そんな二人の応援も受け、務め上げた横綱。多くの人が、その相撲に魅了されていました。

行きつけの飲食店には今でも手形とサインが…

11日、今年7月に開催される名古屋場所の準備状況を報告するため、大村知事を表敬訪問していた出羽海親方。横綱時代の曙さんとの取り組みを思い出し、長い手足を生かした相撲に全く歯が立たなかったと話しました。

出羽海昭和親方:
「気遣いをしてくれる優しい力士でした。こんなに早く亡くなると思わず、びっくりしておりますが、心からご冥福をお祈りしております」

曙さんとこの地方とのゆかりは他にもありました。名古屋場所開催時に足繁く通っていたという、うどん屋「かど八」。宿舎が近く、仲間の力士とよく訪れていたと言います。

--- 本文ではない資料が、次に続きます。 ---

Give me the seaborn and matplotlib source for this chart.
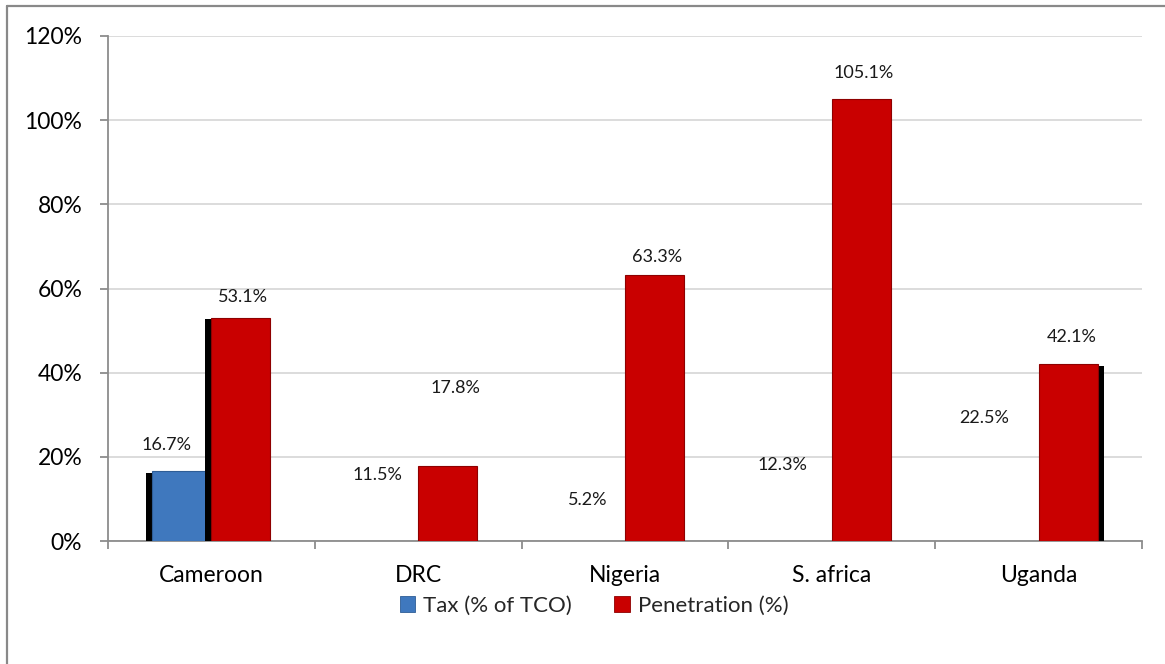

曙さんに飲みに連れていってもらったこともあるという「かど八」の小森初美さんによると、曙さんはいつもランチタイムが落ち着いた午後1時半ごろに訪れ、暑いときにつるっと入るざるそばの特大大盛りサイズを食べていたと言います。店にはお気に入りの席もあり、体が大きいので椅子を2つ寄せて座っていたそうです。

かど八・小森初美さん:
「入院しているという話も聞いていたので、大丈夫かなとは思っていたんですけど、いつか退院されるときがくるかなって待ってました。残念です」

いつも笑顔でスタッフに挨拶をしてくれたという曙さん。店内の壁には曙さんの大きな手形とサインが今でも飾られています。

語り継がれる数々の曙伝説 元ライバルが追悼コメント

曙さんが残した数々の伝説を、改めて振り返ってみましょう。

1993年7月の名古屋場所、空前の若貴人気の中での優勝決定戦。横綱・曙、大関・貴ノ花、関脇・若ノ花という同期入門の3人が13勝2敗で並び、「巴戦」で優勝争いになりましたが、横綱の意地を見せた曙が2人に圧勝。4度目の優勝を飾りました。

伝説はまだまだあります。2003年11月、34歳のときに突然、相撲協会を離れ、格闘技への転向を発表しました。再び戦いの道を選択し、総合格闘技などの試合に出場。プロレスラーとしても活躍しました。

伝説はプライベートでも。東京都内のホテルで行われた結婚式の招待客は約1300人。さらに、当時のクリントン大統領の祝電が披露されるという、スケールも桁違いな結婚式でした。まさに伝説です。

そんな曙さんのライバルでもあった、元横綱・若乃花でタレントの花田虎上さんがブログを更新し、曙さんへの思いをコメントしました。

元横綱・若乃花 花田虎上さんコメント:
「お互い協会から離れてがんばってきたけど、離れていてもいつも心にいました。切磋琢磨してライバルとして戦ってきた分、愛情が深く言葉では言い表せないものがあります。歳を取ったらハワイの木の下で、同期生みんなで会おうと話していた。その約束も果たせず、ただただ寂しいです」

54歳の生涯に幕を閉じた曙さん。強く優しく明るく、常に挑戦を続ける偉大な姿は、いつまでも私たちの記憶に残り続けるでしょう。